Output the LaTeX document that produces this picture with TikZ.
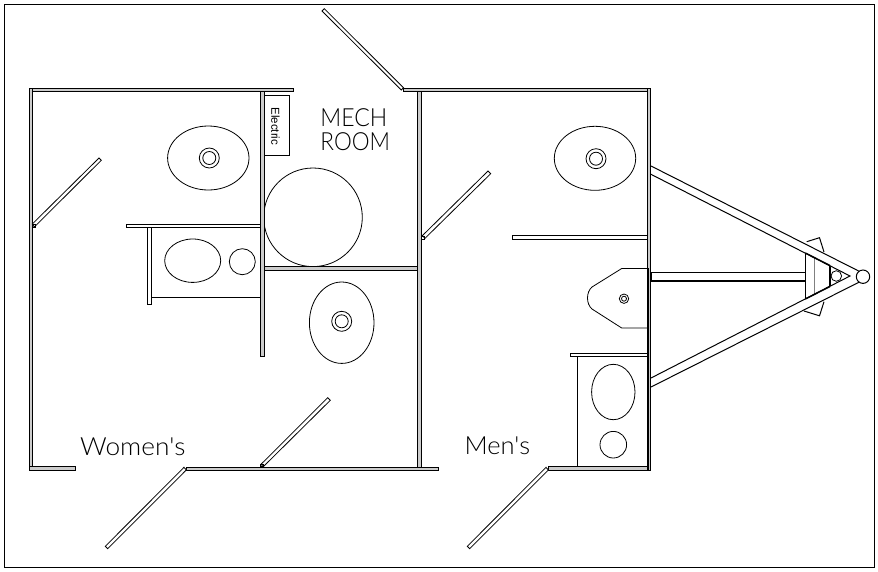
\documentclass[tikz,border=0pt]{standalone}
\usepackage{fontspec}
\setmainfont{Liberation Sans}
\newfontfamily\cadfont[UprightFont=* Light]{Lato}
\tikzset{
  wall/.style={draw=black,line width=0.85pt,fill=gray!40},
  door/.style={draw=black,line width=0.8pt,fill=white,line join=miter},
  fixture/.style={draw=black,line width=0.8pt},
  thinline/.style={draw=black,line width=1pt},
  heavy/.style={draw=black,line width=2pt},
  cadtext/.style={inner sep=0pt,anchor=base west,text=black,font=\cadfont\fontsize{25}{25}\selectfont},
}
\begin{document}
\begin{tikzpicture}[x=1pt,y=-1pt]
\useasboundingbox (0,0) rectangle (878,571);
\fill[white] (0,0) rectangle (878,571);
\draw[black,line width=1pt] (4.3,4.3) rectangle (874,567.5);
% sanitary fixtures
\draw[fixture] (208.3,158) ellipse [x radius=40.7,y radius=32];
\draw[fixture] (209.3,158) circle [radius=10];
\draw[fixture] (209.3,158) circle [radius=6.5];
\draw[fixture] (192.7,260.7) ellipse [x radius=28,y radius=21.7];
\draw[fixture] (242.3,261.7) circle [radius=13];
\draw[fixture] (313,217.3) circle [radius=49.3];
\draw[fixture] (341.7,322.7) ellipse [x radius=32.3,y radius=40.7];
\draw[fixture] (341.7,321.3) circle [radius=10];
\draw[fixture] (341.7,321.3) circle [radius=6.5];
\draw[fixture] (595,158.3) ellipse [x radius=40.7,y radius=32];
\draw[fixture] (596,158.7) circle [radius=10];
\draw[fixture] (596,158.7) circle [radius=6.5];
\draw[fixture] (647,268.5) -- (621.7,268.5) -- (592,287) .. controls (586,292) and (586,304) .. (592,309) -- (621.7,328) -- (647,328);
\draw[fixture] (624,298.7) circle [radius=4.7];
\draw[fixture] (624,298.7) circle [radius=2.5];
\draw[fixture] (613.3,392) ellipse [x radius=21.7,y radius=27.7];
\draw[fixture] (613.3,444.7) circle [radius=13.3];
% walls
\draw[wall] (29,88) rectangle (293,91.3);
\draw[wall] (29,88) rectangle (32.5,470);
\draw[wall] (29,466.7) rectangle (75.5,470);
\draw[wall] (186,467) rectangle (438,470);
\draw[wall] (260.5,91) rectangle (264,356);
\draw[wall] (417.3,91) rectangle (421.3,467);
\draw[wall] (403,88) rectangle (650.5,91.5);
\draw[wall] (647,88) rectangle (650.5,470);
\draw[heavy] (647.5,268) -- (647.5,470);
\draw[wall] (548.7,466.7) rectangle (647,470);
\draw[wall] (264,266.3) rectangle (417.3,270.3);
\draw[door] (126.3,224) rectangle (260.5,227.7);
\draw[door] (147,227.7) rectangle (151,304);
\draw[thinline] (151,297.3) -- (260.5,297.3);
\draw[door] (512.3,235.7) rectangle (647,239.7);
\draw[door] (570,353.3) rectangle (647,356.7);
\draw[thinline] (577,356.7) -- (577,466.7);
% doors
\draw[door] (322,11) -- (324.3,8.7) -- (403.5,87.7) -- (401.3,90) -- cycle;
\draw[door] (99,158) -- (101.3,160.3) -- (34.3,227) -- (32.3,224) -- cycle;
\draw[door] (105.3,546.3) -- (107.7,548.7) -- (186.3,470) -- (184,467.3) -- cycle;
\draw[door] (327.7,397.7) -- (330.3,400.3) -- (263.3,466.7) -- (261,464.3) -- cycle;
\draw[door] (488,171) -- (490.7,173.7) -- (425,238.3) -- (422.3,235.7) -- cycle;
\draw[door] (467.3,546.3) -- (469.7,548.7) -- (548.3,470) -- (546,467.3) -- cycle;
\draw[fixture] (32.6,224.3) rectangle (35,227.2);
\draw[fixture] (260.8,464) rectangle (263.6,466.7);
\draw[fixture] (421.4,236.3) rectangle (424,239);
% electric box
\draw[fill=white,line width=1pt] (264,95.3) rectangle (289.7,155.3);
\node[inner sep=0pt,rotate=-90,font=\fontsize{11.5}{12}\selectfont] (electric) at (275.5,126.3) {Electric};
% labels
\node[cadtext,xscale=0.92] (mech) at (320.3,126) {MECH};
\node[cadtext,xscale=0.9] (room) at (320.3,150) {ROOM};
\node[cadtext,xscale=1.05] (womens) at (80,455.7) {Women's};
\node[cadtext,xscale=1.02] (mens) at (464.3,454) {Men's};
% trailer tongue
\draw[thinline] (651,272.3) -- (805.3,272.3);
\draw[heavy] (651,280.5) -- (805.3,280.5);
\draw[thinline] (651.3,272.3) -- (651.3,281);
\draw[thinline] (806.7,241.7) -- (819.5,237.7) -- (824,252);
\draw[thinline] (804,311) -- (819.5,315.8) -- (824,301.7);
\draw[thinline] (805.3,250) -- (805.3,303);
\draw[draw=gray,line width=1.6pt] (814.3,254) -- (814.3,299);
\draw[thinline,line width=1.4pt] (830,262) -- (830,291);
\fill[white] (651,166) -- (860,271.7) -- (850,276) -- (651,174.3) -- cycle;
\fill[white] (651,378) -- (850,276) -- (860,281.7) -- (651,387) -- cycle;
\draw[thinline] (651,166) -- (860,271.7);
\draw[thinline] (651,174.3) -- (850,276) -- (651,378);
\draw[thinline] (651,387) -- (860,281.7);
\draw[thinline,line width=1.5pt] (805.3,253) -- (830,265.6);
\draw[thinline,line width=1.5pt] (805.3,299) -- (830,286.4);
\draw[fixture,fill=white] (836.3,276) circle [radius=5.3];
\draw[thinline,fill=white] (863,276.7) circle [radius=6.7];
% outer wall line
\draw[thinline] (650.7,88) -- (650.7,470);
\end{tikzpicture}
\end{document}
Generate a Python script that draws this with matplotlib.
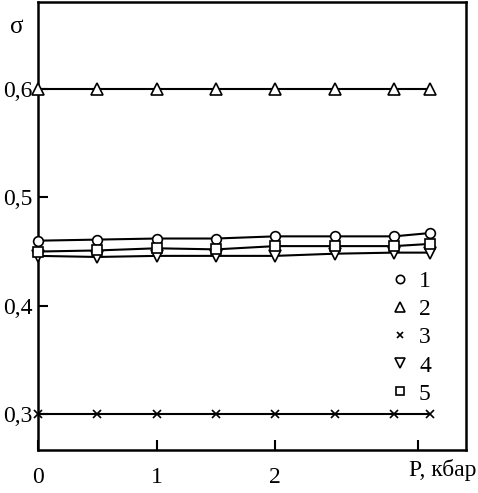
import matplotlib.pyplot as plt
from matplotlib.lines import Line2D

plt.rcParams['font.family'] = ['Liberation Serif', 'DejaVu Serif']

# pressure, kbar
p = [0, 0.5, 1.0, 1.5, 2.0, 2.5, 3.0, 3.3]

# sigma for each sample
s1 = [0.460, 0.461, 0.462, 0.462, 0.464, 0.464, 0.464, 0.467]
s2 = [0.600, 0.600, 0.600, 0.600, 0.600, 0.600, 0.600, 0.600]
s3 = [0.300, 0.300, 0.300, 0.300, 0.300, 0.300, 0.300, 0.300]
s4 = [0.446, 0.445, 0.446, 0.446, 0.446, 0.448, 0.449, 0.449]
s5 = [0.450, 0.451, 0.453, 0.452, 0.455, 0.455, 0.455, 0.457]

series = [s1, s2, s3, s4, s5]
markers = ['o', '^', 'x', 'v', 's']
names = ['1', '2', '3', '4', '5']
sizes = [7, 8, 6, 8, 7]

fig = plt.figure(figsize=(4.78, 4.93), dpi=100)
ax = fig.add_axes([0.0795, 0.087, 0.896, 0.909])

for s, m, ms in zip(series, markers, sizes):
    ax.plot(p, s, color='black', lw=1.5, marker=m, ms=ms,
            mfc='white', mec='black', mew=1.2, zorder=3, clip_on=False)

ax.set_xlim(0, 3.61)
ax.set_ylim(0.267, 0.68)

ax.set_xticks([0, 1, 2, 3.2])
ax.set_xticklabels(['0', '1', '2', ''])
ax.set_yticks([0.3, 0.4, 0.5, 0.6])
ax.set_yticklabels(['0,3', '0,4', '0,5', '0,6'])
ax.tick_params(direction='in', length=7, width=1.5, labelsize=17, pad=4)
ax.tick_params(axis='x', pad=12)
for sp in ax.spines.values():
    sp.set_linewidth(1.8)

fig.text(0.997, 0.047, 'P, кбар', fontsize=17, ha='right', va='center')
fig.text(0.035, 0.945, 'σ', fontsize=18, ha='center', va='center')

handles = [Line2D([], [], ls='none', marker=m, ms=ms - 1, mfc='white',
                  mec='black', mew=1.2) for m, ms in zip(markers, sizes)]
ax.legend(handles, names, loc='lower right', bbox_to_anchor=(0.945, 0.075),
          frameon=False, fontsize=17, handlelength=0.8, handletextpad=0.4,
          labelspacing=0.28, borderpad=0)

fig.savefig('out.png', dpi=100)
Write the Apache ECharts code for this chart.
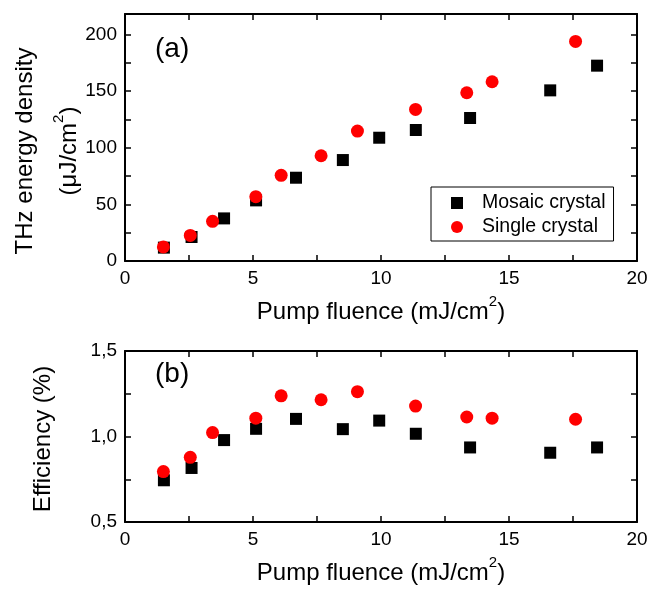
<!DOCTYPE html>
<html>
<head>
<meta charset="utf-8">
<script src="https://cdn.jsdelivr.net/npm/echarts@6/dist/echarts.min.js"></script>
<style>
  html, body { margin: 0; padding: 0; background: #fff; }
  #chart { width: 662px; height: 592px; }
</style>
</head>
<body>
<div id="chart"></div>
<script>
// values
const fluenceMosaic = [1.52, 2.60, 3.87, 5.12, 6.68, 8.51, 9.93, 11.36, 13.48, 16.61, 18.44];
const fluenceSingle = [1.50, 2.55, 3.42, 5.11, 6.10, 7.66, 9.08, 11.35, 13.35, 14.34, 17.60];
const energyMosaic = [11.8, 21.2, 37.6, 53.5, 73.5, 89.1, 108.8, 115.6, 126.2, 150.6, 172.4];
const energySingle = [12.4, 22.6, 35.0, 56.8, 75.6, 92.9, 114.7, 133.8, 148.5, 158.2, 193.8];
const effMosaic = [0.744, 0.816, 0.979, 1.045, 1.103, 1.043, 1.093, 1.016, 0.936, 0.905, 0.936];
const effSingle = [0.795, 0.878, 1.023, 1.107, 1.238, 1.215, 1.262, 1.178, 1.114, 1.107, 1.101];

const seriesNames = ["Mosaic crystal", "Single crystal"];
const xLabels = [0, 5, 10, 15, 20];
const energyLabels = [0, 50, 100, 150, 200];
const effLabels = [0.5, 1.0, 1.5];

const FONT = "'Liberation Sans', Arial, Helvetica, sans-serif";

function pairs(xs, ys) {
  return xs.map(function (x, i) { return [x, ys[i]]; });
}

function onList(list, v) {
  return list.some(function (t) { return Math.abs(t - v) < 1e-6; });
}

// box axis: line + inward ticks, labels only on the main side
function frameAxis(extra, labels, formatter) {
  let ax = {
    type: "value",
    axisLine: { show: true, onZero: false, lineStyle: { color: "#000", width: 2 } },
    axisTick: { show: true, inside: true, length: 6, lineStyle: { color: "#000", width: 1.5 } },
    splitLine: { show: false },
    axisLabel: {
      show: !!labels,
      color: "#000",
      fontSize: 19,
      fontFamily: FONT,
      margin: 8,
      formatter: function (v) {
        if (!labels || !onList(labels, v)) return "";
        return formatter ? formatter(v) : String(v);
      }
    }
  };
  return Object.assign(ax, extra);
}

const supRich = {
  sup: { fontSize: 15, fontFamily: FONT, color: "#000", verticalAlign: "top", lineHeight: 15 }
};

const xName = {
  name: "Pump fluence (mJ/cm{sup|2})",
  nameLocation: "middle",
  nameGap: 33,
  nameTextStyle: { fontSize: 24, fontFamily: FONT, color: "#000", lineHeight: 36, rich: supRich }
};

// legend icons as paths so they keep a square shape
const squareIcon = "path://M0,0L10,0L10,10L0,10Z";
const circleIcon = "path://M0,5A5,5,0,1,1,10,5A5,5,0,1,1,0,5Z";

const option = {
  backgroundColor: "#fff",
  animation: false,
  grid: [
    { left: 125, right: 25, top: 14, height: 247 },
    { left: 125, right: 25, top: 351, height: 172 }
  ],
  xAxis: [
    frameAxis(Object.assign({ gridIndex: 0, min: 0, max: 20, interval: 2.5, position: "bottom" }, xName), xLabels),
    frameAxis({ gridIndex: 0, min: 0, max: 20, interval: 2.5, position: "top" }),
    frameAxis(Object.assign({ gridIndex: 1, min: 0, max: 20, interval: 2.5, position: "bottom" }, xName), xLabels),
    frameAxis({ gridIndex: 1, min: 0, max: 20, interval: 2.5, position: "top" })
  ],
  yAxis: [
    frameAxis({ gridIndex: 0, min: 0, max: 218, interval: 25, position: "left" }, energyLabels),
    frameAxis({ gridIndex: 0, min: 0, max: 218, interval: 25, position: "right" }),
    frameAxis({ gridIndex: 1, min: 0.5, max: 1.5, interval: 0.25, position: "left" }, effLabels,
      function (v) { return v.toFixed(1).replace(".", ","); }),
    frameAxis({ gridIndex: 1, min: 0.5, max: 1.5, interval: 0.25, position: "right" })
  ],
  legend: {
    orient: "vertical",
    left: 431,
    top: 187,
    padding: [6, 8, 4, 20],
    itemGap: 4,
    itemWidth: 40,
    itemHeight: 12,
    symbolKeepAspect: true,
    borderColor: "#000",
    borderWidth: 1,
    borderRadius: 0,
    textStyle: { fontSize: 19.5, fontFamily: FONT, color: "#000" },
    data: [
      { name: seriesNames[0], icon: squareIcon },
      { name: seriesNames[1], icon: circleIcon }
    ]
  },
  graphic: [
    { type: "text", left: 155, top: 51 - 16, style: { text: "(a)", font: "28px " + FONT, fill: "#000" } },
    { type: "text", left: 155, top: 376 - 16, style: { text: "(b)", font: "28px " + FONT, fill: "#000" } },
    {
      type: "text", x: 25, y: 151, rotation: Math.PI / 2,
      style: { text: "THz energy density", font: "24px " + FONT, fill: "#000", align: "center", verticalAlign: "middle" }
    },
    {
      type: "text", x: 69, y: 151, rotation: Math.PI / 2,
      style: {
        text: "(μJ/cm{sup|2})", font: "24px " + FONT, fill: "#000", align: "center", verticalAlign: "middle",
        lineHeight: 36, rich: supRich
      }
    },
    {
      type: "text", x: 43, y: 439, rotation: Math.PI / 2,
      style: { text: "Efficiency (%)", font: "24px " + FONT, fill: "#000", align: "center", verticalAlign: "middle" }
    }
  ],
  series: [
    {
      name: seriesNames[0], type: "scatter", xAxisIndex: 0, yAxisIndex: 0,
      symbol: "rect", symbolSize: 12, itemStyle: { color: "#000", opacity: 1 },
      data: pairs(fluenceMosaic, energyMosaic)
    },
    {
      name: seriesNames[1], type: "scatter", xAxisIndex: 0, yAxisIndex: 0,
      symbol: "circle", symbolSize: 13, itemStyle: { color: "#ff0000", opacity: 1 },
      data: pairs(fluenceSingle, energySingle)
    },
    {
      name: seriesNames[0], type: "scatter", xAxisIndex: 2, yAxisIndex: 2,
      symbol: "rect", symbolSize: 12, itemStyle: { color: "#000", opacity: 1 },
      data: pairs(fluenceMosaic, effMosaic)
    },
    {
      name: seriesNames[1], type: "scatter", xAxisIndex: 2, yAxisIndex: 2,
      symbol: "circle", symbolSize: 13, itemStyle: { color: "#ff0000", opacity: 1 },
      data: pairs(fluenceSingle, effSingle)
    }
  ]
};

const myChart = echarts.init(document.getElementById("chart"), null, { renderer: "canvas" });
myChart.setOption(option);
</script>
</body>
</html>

################

_WHAT IS EXPECTED_
Copy out every line of the material above that mentions the word "this".

_TASK ANSWER_
Output the LaTeX document that produces this picture with TikZ.
Generate a Python script that draws this with matplotlib.
Write the Apache ECharts code for this chart.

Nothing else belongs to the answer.